JAKARTA -- The president of Garuda Indonesia has been dismissed over charges of trying to smuggle a disassembled Harley-Davidson motorcycle into the country earlier this month on a newly delivered plane.
Ari Ashkara had been in his post since only last year, but had received kudos for his efforts in righting the troubled airline by improving service and mending ties with unions angered over the previous CEO's austerity measures.
Now, with rumors swirling that other senior management members may be axed, Garuda's operations are likely up in the air again.
Indonesia's State-Owned Enterprises Minister Erick Thohir dismissed Ashkara on Dec. 5 and installed board member Fuad Rizal, who is in charge of finance, as acting CEO. New management will be formed during an extraordinary shareholders meeting in late January.
On Nov. 17, a new Airbus A330-900 that Garuda had purchased departed the French city of Toulouse to Jakarta on its maiden journey. Most of the passengers were board members, including Ashkara. The smuggling attempt was revealed when Jakarta customs officers found boxes that had not been declared. Among them were 15 containers containing a disassembled vintage Harley-Davidson motorcycle.
The customs office publicly revealed the violation in early December. At the time, authorities had yet to say who the cargo belonged to, but theonly passengers were board members and other Garuda staff. Immediately after the announcement, Garuda admitted that the items were indeed on board but denied smuggling allegations, claiming that the goods had been declared.
In talking with reporters, Thohir said that if transport of the Harley motorcycle is proved illegal, all members of Garuda's board will be sacked. Apparently unable to quell his anger, the minister said that like a disgraced samurai, all person's who had dealings with the individual must also atone for the misdeed -- in this case, leaving the company.
Under Ashkara, who became CEO in September last year, Garuda had been trying to turn itself around. Seeing how worker morale had deteriorated under the ruthless cost-cutting of his predecessor, Pahala Mansury, Ashkara tried to improve profitability, not so much by cutting worker pay and benefits but by expanding services and flights. After posting lackluster results through most of 2018, Garuda achieved positive results over the first three quarters of 2019.
With business improving, management engaged more with labor, boosting worker morale. However, it was revealed in July that accounting errors made in 2018 forced results for the year to be revised downward to show a sizable loss. Now, the Indonesian anti-monopoly watchdog Komisi Pengawas Persaingan Usaha is probing Garuda on suspicion of trying to form a cartel aimed at maintaining airline ticket prices.
Garuda's sloppy management was also evident in the fractured ties with Sriwijaya Air, another Indonesian airline, in which Garuda had effectively taken over. Sriwijaya had second thoughts on the arrangement, as Garuda had done little more than provide board members and failed to form a capital partnership. Sriwijaya sacked the Garuda-installed board members and the partnership dissolved.
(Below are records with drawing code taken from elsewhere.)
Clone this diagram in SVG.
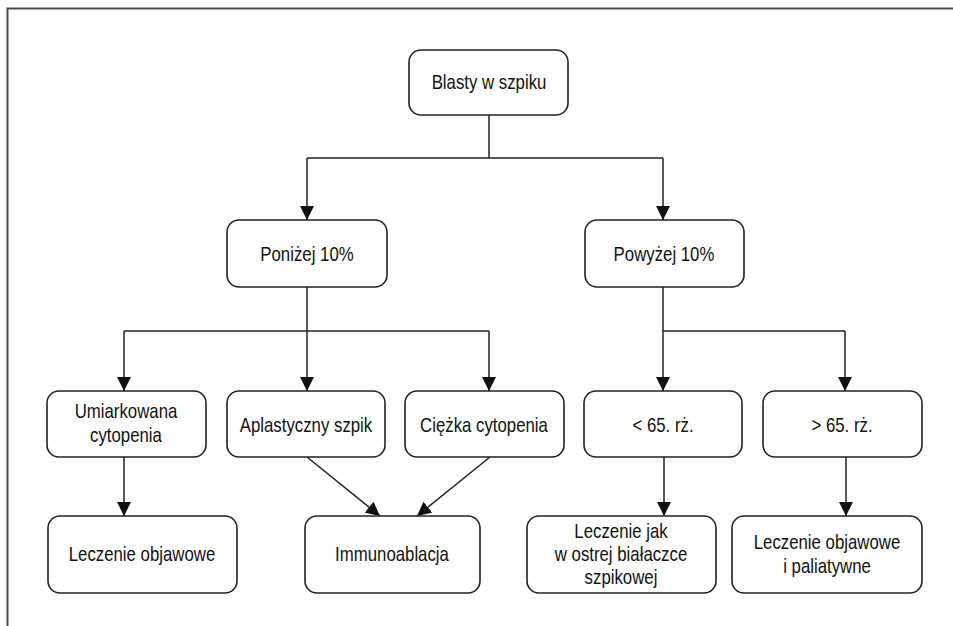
<svg xmlns="http://www.w3.org/2000/svg" width="953" height="626" viewBox="0 0 953 626">
<style>
.box{fill:#fff;stroke:#222;stroke-width:1.6}
.t{font-family:"Liberation Sans",Arial,sans-serif;font-size:20px;fill:#111;text-anchor:middle}
.c{fill:none;stroke:#222;stroke-width:1.5}
.frame{fill:none;stroke:#4a4a4a;stroke-width:2}
</style>
<defs>
<marker id="ah" viewBox="0 0 10 10" refX="10" refY="5" markerWidth="14" markerHeight="14" markerUnits="userSpaceOnUse" orient="auto">
<path d="M0,0 L10,5 L0,10 z" fill="#111"/>
</marker>
</defs>
<path class="frame" d="M953,8.5 H7.5 V626"/>
<g id="connectors">
<path class="c" d="M489,115 V158 M307,158 H663"/>
<path class="c" d="M307,158 V220" marker-end="url(#ah)"/>
<path class="c" d="M663,158 V220" marker-end="url(#ah)"/>
<path class="c" d="M307,287 V331 M124,331 H489"/>
<path class="c" d="M124,331 V391" marker-end="url(#ah)"/>
<path class="c" d="M307,331 V391" marker-end="url(#ah)"/>
<path class="c" d="M489,331 V391" marker-end="url(#ah)"/>
<path class="c" d="M663,287 V331 M663,331 H845"/>
<path class="c" d="M663,331 V391" marker-end="url(#ah)"/>
<path class="c" d="M845,331 V391" marker-end="url(#ah)"/>
<path class="c" d="M124,457 V516" marker-end="url(#ah)"/>
<path class="c" d="M307,457 L380,516" marker-end="url(#ah)"/>
<path class="c" d="M490,457 L417,516" marker-end="url(#ah)"/>
<path class="c" d="M664,457 V516" marker-end="url(#ah)"/>
<path class="c" d="M846,457 V516" marker-end="url(#ah)"/>
</g>
<g id="n-blasty"><rect class="box" x="409" y="50" width="159" height="65" rx="12"/><text class="t" transform="translate(489,89) scale(0.84,1)">Blasty w szpiku</text></g>
<g id="n-ponizej"><rect class="box" x="227" y="220" width="160" height="67" rx="12"/><text class="t" transform="translate(307,261) scale(0.84,1)">Poniżej 10%</text></g>
<g id="n-powyzej"><rect class="box" x="585" y="220" width="159" height="67" rx="12"/><text class="t" transform="translate(664,261) scale(0.84,1)">Powyżej 10%</text></g>
<g id="n-umiarkowana"><rect class="box" x="47" y="391" width="159" height="66" rx="12"/><text class="t" transform="translate(126,418) scale(0.84,1)">Umiarkowana</text><text class="t" transform="translate(126,442) scale(0.84,1)">cytopenia</text></g>
<g id="n-aplastyczny"><rect class="box" x="227" y="391" width="158" height="66" rx="12"/><text class="t" transform="translate(306,432) scale(0.84,1)">Aplastyczny szpik</text></g>
<g id="n-ciezka"><rect class="box" x="405" y="391" width="159" height="66" rx="12"/><text class="t" transform="translate(484,432) scale(0.84,1)">Ciężka cytopenia</text></g>
<g id="n-lt65"><rect class="box" x="584" y="391" width="158" height="66" rx="12"/><text class="t" transform="translate(663,432) scale(0.84,1)">&lt; 65. rż.</text></g>
<g id="n-gt65"><rect class="box" x="763" y="391" width="159" height="66" rx="12"/><text class="t" transform="translate(842,432) scale(0.84,1)">&gt; 65. rż.</text></g>
<g id="n-leczenie-objawowe"><rect class="box" x="48" y="516" width="189" height="77" rx="12"/><text class="t" transform="translate(142,561) scale(0.84,1)">Leczenie objawowe</text></g>
<g id="n-immunoablacja"><rect class="box" x="305" y="516" width="175" height="77" rx="12"/><text class="t" transform="translate(392,561) scale(0.84,1)">Immunoablacja</text></g>
<g id="n-leczenie-jak"><rect class="box" x="527" y="516" width="189" height="77" rx="12"/><text class="t" transform="translate(621,538) scale(0.84,1)">Leczenie jak</text><text class="t" transform="translate(621,561) scale(0.84,1)">w ostrej białaczce</text><text class="t" transform="translate(621,584) scale(0.84,1)">szpikowej</text></g>
<g id="n-paliatywne"><rect class="box" x="732" y="516" width="190" height="77" rx="12"/><text class="t" transform="translate(827,549) scale(0.84,1)">Leczenie objawowe</text><text class="t" transform="translate(827,573) scale(0.84,1)">i paliatywne</text></g>
</svg>
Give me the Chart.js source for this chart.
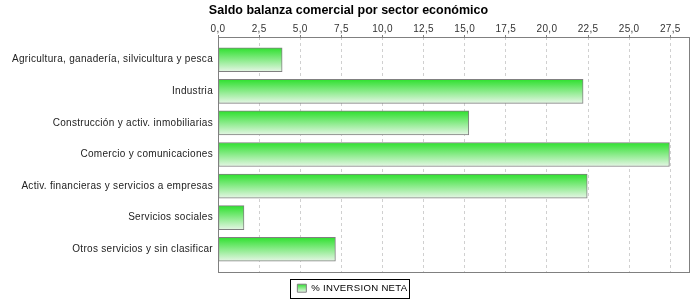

Since Joko Widodo was elected president of Indonesia in 2014, Garuda has changed CEO's almost every year. Meanwhile, passenger counts on domestic flights have neared 100 million, intensifying competition from the likes of Lion Air, the country's top domestic airline, and other low-cost carriers.
At a time when sound leadership is needed to streamline operations, Garuda finds itself embroiled in yet another management fiasco. The airline has already floated a few names to replace Ashkara, among them a former cabinet member during President Widodo's first term in office.
Ashkara's efforts at turning Garuda around have been dealt a serious blow. It is up to the new CEO to carry on with reforms, minus the alleged lack of compliance that brought about Ashkara's downfall.